- [Task goal]
Collect the lines of the entries where "Python" shows up.

Charts and diagrams as code:
========

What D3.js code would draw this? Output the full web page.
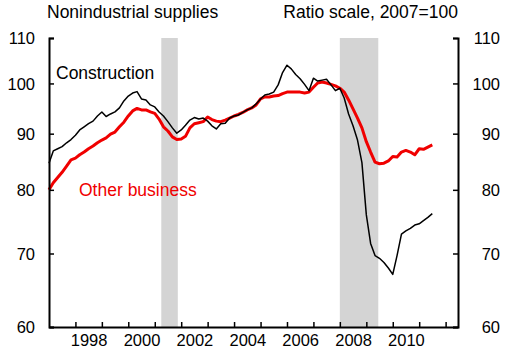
<html>
<head>
  <meta charset="utf-8">
  <script src="https://d3js.org/d3.v7.min.js"></script>
  <script>
    // index 2007=100, sampled every two months from Jan 1997
    var start = new Date(1997, 0, 1);

    var construction = [
      84.6, 86.8, 87.2, 87.6, 88.3, 88.9,   // 1997
      89.7, 90.7, 91.3, 91.9, 92.4, 93.4,   // 1998
      94.2, 93.3, 93.8, 94.2, 95.0, 96.4,   // 1999
      97.4, 98.0, 98.3, 96.8, 96.6, 95.6,   // 2000
      95.2, 94.2, 93.4, 92.3, 91.1, 90.1,   // 2001
      90.7, 91.6, 92.6, 93.1, 92.8, 93.0,   // 2002
      92.4, 91.5, 90.9, 91.9, 92.0, 93.0,   // 2003
      93.4, 93.6, 94.1, 94.6, 95.0, 95.8,   // 2004
      96.8, 97.6, 97.8, 98.2, 99.7, 102.3,  // 2005
      103.9, 103.1, 101.9, 101.0, 99.8, 98.5, // 2006
      101.1, 100.5, 100.7, 100.9, 99.7, 98.5, // 2007
      99.0, 97.0, 93.8, 91.5, 88.8, 84.7,   // 2008
      75.9, 71.5, 69.7, 69.3, 68.7, 67.9,   // 2009
      67.0, 69.7, 72.9, 73.4, 73.8, 74.3,   // 2010
      74.5, 75.0, 75.5, 76.1                // 2011
    ];

    var otherBusiness = [
      80.0, 81.2, 82.1, 83.0, 84.1, 85.2,
      85.5, 86.1, 86.6, 87.2, 87.7, 88.3,
      88.8, 89.2, 89.9, 90.3, 91.3, 92.2,
      93.4, 94.4, 94.9, 94.6, 94.6, 94.2,
      93.9, 92.8, 91.3, 90.5, 89.4, 88.9,
      89.0, 89.5, 91.1, 91.9, 92.1, 92.3,
      93.2, 92.7, 92.4, 92.3, 92.6, 93.0,
      93.4, 93.7, 94.1, 94.6, 95.0, 95.6,
      96.8, 97.2, 97.2, 97.4, 97.5, 97.9,
      98.2, 98.2, 98.2, 98.2, 98.0, 98.2,
      99.2, 100.1, 100.3, 100.1, 99.8, 99.5,
      99.0, 98.2, 96.6, 94.8, 93.0, 91.1,
      88.5, 86.6, 84.8, 84.5, 84.6, 85.0,
      85.8, 85.7, 86.6, 86.9, 86.6, 86.1,
      87.2, 87.1, 87.5, 87.9
    ];

    var recessions = [ ["2001-04-01", "2001-11-15"], ["2008-01-01", "2009-06-15"] ];
    var yTicks = [60, 70, 80, 90, 100, 110];
    var yearLabels = [1998, 2000, 2002, 2004, 2006, 2008, 2010];

    function makeChart() {
      var font = "'Liberation Sans', Arial, sans-serif";
      var svg = d3.select("#chart");
      var left = 49, right = 458, top = 38, bottom = 327;

      var x = d3.scaleTime()
          .domain([new Date(1997, 0, 1), new Date(2012, 5, 20)])
          .range([left, right]);
      var y = d3.scaleLog().domain([60, 110]).range([bottom, top]);

      var dates = construction.map((d, i) => d3.timeMonth.offset(start, 2 * i));
      var parse = d3.timeParse("%Y-%m-%d");

      // recession bars
      svg.append("g").selectAll("rect").data(recessions).enter().append("rect")
          .attr("x", d => x(parse(d[0])))
          .attr("width", d => x(parse(d[1])) - x(parse(d[0])))
          .attr("y", top).attr("height", bottom - top)
          .attr("fill", "#d4d4d4");

      var line = d3.line().x((d, i) => x(dates[i])).y(d => y(d));

      svg.append("path").datum(otherBusiness).attr("d", line)
          .attr("fill", "none").attr("stroke", "#f00000").attr("stroke-width", 3)
          .attr("stroke-linejoin", "round");
      svg.append("path").datum(construction).attr("d", line)
          .attr("fill", "none").attr("stroke", "#000").attr("stroke-width", 1.5)
          .attr("stroke-linejoin", "round");

      // axes
      var gl = svg.append("g").attr("transform", "translate(" + left + ",0)")
          .call(d3.axisLeft(y).tickValues(yTicks).tickFormat(d3.format("d"))
                .tickSizeInner(-5).tickSizeOuter(-5).tickPadding(14));
      var gr = svg.append("g").attr("transform", "translate(" + right + ",0)")
          .call(d3.axisRight(y).tickValues(yTicks).tickFormat(d3.format("d"))
                .tickSizeInner(-5).tickSizeOuter(-5).tickPadding(14));
      gr.selectAll("text").attr("x", 42).attr("text-anchor", "end");

      var gb = svg.append("g").attr("transform", "translate(0," + bottom + ")")
          .call(d3.axisBottom(x).tickValues(d3.timeYear.range(new Date(1998, 0, 1), new Date(2013, 0, 1)))
                .tickFormat("").tickSizeInner(-5).tickSizeOuter(0));
      var gt = svg.append("g").attr("transform", "translate(0," + bottom + ")")
          .call(d3.axisBottom(x).tickValues(yearLabels.map(d => new Date(d, 6, 2)))
                .tickFormat(d3.timeFormat("%Y")).tickSize(0).tickPadding(7));
      gt.select(".domain").remove();

      svg.selectAll(".domain").attr("stroke-width", 2);
      svg.selectAll(".tick line").attr("stroke-width", 1.5);
      svg.selectAll(".tick text").attr("font-family", font).attr("font-size", 16.5).attr("fill", "#000");
      gl.selectAll(".tick text").attr("dy", "0.34em");
      gr.selectAll(".tick text").attr("dy", "0.34em");

      // titles and labels
      svg.append("text").attr("x", 47).attr("y", 18).text("Nonindustrial supplies")
          .attr("font-family", font).attr("font-size", 17.5);
      svg.append("text").attr("x", 458).attr("y", 18).attr("text-anchor", "end")
          .text("Ratio scale, 2007=100")
          .attr("font-family", font).attr("font-size", 17.5);
      svg.append("text").attr("x", 56).attr("y", 79).text("Construction")
          .attr("font-family", font).attr("font-size", 17.5);
      svg.append("text").attr("x", 79).attr("y", 196).text("Other business")
          .attr("font-family", font).attr("font-size", 17.5).attr("fill", "#f00000");
    }
  </script>
</head>

<body onload="makeChart()" style="margin:0">
  <svg id="chart" width="506" height="351" style="background: white; display:block"></svg>
</body>
</html>
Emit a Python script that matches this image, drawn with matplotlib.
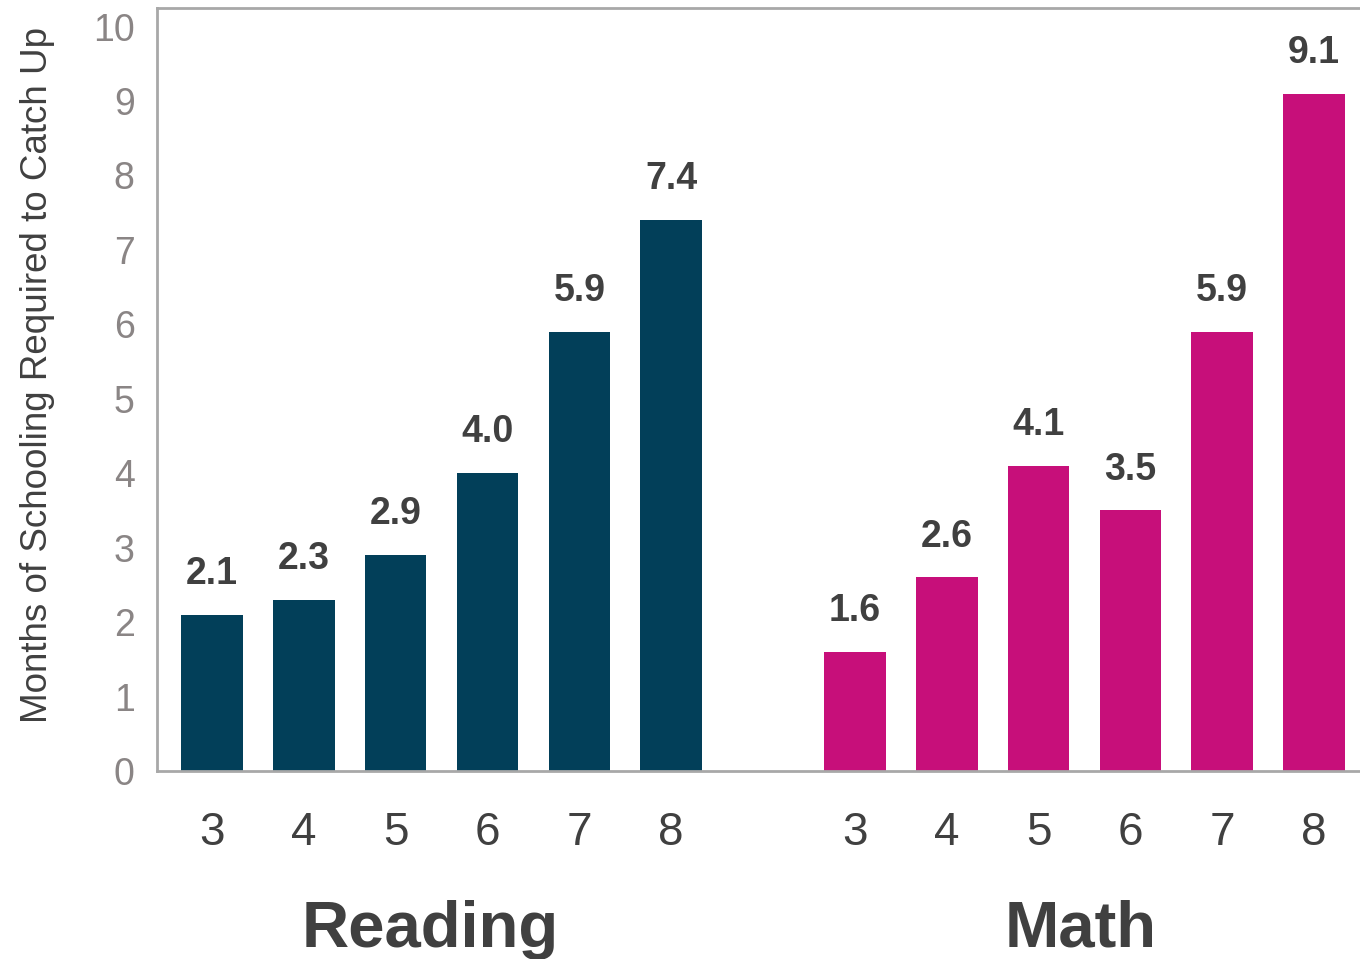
import numpy as np
import matplotlib
matplotlib.use('agg')
import matplotlib.pyplot as plt

plt.rcParams['font.family'] = ['Liberation Sans', 'DejaVu Sans']

## data
grades = ['3', '4', '5', '6', '7', '8']
reading = [2.1, 2.3, 2.9, 4.0, 5.9, 7.4]
math = [1.6, 2.6, 4.1, 3.5, 5.9, 9.1]
subjects = ['Reading', 'Math']

navy = '#023f59'
magenta = '#c70f7a'
dark = '#404040'
grey = '#8a8585'
spine = '#a8a8a8'

x_read = np.arange(len(reading))
x_math = np.arange(len(math)) + len(reading) + 1

fig = plt.figure(figsize=(13.6, 9.59), dpi=100)
ax = fig.add_axes([0.1154, 0.196, 0.8846, 0.7957])

bw = 0.67
b1 = ax.bar(x_read, reading, width=bw, color=navy)
b2 = ax.bar(x_math, math, width=bw, color=magenta)

# value labels above each bar
for bars, vals in [(b1, reading), (b2, math)]:
    for b, v in zip(bars, vals):
        ax.annotate('{:.1f}'.format(v), (b.get_x() + b.get_width() / 2, v),
                    xytext=(0, 29.5), textcoords='offset points',
                    ha='center', va='center', fontsize=27,
                    fontweight='bold', color=dark)

ax.set_xlim(-0.6, x_math[-1] + 0.5)
ax.set_ylim(0, 10.25)
ax.set_yticks(range(0, 11))
ax.set_xticks(np.concatenate([x_read, x_math]))
ax.set_xticklabels(grades + grades)

ax.tick_params(axis='y', length=0, pad=16, labelsize=27, labelcolor=grey)
ax.tick_params(axis='x', length=0, pad=29, labelsize=33, labelcolor=dark)

for s in ['left', 'top', 'bottom']:
    ax.spines[s].set_color(spine)
    ax.spines[s].set_linewidth(2)
ax.spines['right'].set_visible(False)

ax.set_ylabel('Months of Schooling Required to Catch Up', fontsize=26.5,
              color=dark)
ax.yaxis.set_label_coords(-0.085, 0.519)

# subject names under each group
for name, xs, dx in zip(subjects, [x_read, x_math], [-0.12, -0.04]):
    ax.text(xs.mean() + dx, -2.13, name,
            ha='center', va='center', fontsize=47, fontweight='bold',
            color=dark)

fig.savefig('out.png', dpi=100)
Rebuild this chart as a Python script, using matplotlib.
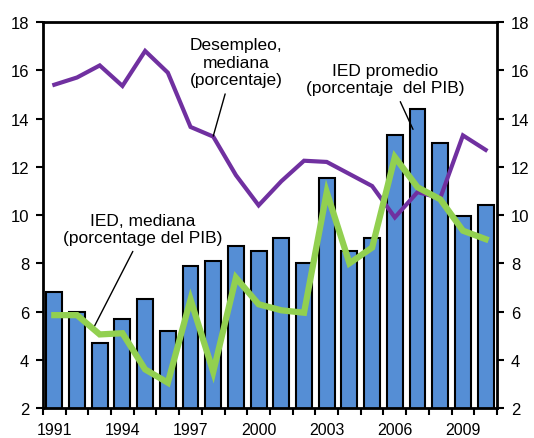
import numpy as np
import matplotlib as mpl
import matplotlib.pyplot as plt

mpl.rcParams['font.family'] = 'Liberation Sans'

# Series (1991-2010)
years = list(range(1991, 2011))
ied_promedio = [6.8, 6.0, 4.7, 5.7, 6.5, 5.2, 7.9, 8.1, 8.7, 8.5,
                9.05, 8.0, 11.55, 8.5, 9.05, 13.3, 14.4, 13.0, 9.95, 10.4]
desempleo = [15.4, 15.7, 16.2, 15.35, 16.8, 15.9, 13.65, 13.25, 11.65, 10.4,
             11.4, 12.25, 12.2, 11.7, 11.2, 9.9, 10.95, 10.7, 13.3, 12.7]
ied_mediana = [5.85, 5.85, 5.05, 5.1, 3.6, 3.05, 6.5, 3.5, 7.4, 6.3,
               6.05, 5.95, 10.95, 8.0, 8.65, 12.4, 11.15, 10.65, 9.35, 9.0]
year_labels = ['1991', '1994', '1997', '2000', '2003', '2006', '2009']

fig = plt.figure(figsize=(5.34, 4.39), dpi=100)
ax = fig.add_axes([0.0805, 0.0683, 0.8502, 0.8793])

x = np.arange(len(years))
ax.bar(x, ied_promedio, width=0.7, bottom=0, color='#558ED5',
       edgecolor='black', linewidth=1.5, zorder=2)
ax.plot(x, desempleo, color='#7030A0', lw=3, zorder=3, solid_joinstyle='miter')
ax.plot(x, ied_mediana, color='#92D050', lw=4.5, zorder=4, solid_joinstyle='miter')

ax.set_xlim(-0.5, len(years) - 0.5)
ax.set_ylim(2, 18)

# boundary ticks on the x axis, labels every third year
ax.set_xticks(np.arange(-0.5, len(years), 1.0))
ax.set_xticklabels([])
ax.set_xticks(np.arange(0, len(years), 3), minor=True)
ax.set_xticklabels(year_labels, minor=True)
ax.tick_params(axis='x', which='major', direction='out', length=5, width=1.5)
ax.tick_params(axis='x', which='minor', length=0, pad=10, labelsize=11.5)

ax.set_yticks(np.arange(2, 19, 2))
ax.tick_params(axis='y', direction='out', length=5, width=1.5, labelsize=12,
               right=True, labelright=True, pad=5)

for s in ax.spines.values():
    s.set_linewidth(2)

# annotations
def arrow(rx=0.5):
    return dict(arrowstyle='-', color='black', lw=1, shrinkA=3, shrinkB=0,
                relpos=(rx, 0.5))

ax.annotate('Desempleo,\nmediana\n(porcentaje)', xy=(7.0, 13.27), xytext=(8.0, 15.3),
            ha='center', va='bottom', fontsize=12.5, linespacing=1.2,
            arrowprops=arrow(0.48))
ax.annotate('IED promedio\n(porcentaje  del PIB)', xy=(15.8, 13.55), xytext=(14.57, 14.97),
            ha='center', va='bottom', fontsize=12.5, linespacing=1.2,
            arrowprops=arrow(0.53))
ax.annotate('IED, mediana\n(porcentage del PIB)', xy=(1.7, 5.27), xytext=(3.9, 8.76),
            ha='center', va='bottom', fontsize=12.5, linespacing=1.2,
            arrowprops=arrow(0.51))

fig.savefig('out.png', dpi=100)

========

- [Output for this task]
Emit a Python script that matches this image, drawn with matplotlib.
Rebuild this chart as a Python script, using matplotlib.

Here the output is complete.